With its abundant archival footage, what “Best of Enemies” does exceptionally well is engross its audience in debates decades old. It paints a clear reflection on how liberal Gore Vidal and conservative William F. Buckley Jr. undoubtedly shaped the future of televised political debates with their commentary on the 1968 presidential conventions that would result in a race between Richard Nixon and Hubert Humphrey.

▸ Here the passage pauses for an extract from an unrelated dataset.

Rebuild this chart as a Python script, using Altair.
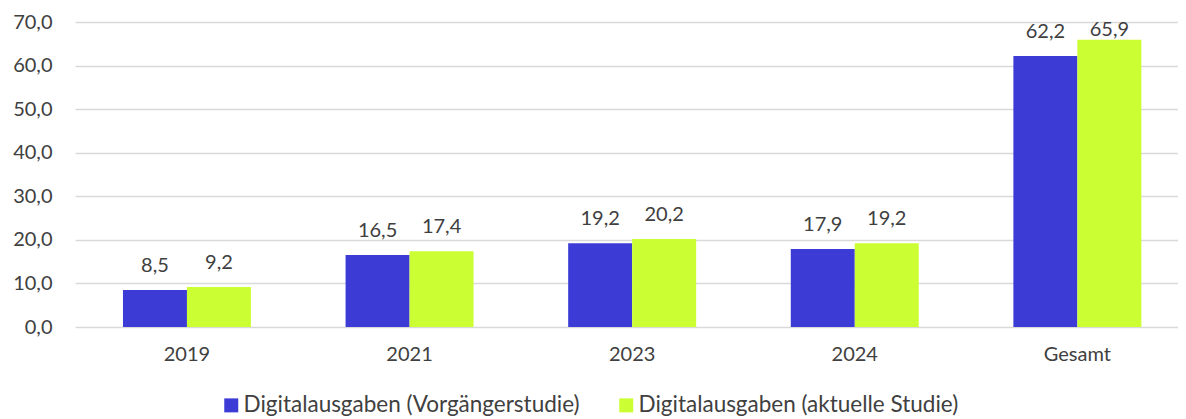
import altair as alt
import pandas as pd

categories = ["2019", "2021", "2023", "2024", "Gesamt"]
series_names = ["Digitalausgaben (Vorgängerstudie)", "Digitalausgaben (aktuelle Studie)"]
vorgaenger = [8.5, 16.5, 19.2, 17.9, 62.2]
aktuell = [9.2, 17.4, 20.2, 19.2, 65.9]
colors = ["#3d3bd6", "#ccff33"]

rows = []
for i, c in enumerate(categories):
    rows.append({"cat": c, "series": series_names[0], "value": vorgaenger[i]})
    rows.append({"cat": c, "series": series_names[1], "value": aktuell[i]})
df = pd.DataFrame(rows)

FONT = "Lato"
TXT = "#404040"
FS = 20

x = alt.X("cat:N", sort=categories, title=None,
          scale=alt.Scale(paddingInner=0.425, paddingOuter=0.19, align=0.567),
          axis=alt.Axis(labelAngle=0, ticks=False, domain=False, labelPadding=17,
                        labelFontSize=FS, labelColor=TXT, labelFont=FONT))
xoff = alt.XOffset("series:N", sort=series_names)
y = alt.Y("value:Q", title=None,
          scale=alt.Scale(domain=[0, 70], nice=False),
          axis=alt.Axis(values=[0, 10, 20, 30, 40, 50, 60, 70], domain=False, ticks=False,
                        labelPadding=23, gridColor="#d9d9d9", gridWidth=1.5,
                        labelFontSize=FS, labelColor=TXT, labelFont=FONT,
                        labelExpr="replace(format(datum.value, '.1f'), '.', ',')"))

base = alt.Chart(df).encode(x=x, xOffset=xoff)

bars = base.mark_bar().encode(
    y=y,
    color=alt.Color("series:N", sort=series_names,
                    scale=alt.Scale(domain=series_names, range=colors),
                    legend=alt.Legend(title=None, orient="none", direction="horizontal",
                                      legendX=145, legendY=372, symbolType="square",
                                      symbolSize=196, symbolStrokeWidth=0, labelOffset=1,
                                      columnPadding=35, labelFontSize=22.5, labelColor=TXT,
                                      labelFont=FONT, labelLimit=600)),
)

labels = base.transform_calculate(
    lab="replace(format(datum.value, '.1f'), '.', ',')",
    ly="min(datum.value, 62.6)",
).mark_text(baseline="bottom", dy=-14, fontSize=FS, color=TXT, font=FONT).encode(
    y=alt.Y("ly:Q"), text="lab:N"
)

chart = alt.layer(bars, labels).properties(
    width=1103, height=305,
    autosize=alt.AutoSizeParams(type="none"),
    padding={"left": 67, "top": 14, "right": 0, "bottom": 90},
).configure_view(stroke=None)

chart.save("out.html", embed_options={"renderer": "svg", "actions": False})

While this aggressive behavior is more than normal in television today (see this month’s Republican Presidential Debate), in the ’60s when cable television barely had its foot through the door, Vidal’s and Buckley’s combative exchanges were unique. That’s exactly what ABC wanted when they proposed a series of debates between two opposing intellectual icons. The network was stuck in third place behind CBS’s Walter Cronkite and NBC’s Chet Huntley and David Brinkley, and their only hope was a gimmick, and an event broadcast TV hadn’t yet seen.
When ABC landed Buckley, the most well-known conservative commentator at the time, he had one request: Gore Vidal could not be his opposition. From there, it was safe to say the network knew whom to pick.
There are many people history writes as opposites, but Vidal and Buckley were exactly polar. They despised each other to the point where their only motive was to outsmart the other on live television. In the end, the ten debates between were nothing short of a verbal version of a 10-round heavyweight prized fight. It was exactly what ABC was hoping for.
They were less a discussion on political candidates and more a dispute of morality. When Vidal threw the first punch – calling Buckley a “crypto-Nazi” – Buckley danced back, delivering his stinging line, “Now listen, you queer. Stop calling me a crypto-Nazi or I’ll sock you in your goddamn face and you’ll stay plastered.”
ABC’s ratings skyrocketed faster than they could imagine.
These were two very smart eccentric characters taking news and creating entertainment within one another before they could even realize it. There are no protagonists in this film, only two antagonists dishing out one another in the first US presidential convention to be televised in color. What makes this film so fun to watch is what would have made the debates fun to watch in 1968: they are pure entertainment.
It’s a form of political entertainment familiar today, with talking heads and the latest media characters brawling between each other rather than on the issues. In that way, this documentary is just as relevant to those familiar with 1968 presidential conventions as it is to those who aren’t, as directors Robert Gordon and Morgan Neville make abundantly clear. What “Best of Enemies” is at its core, is the clash of political ideologies and the spark that lit the nasty belligerence in political commentary today.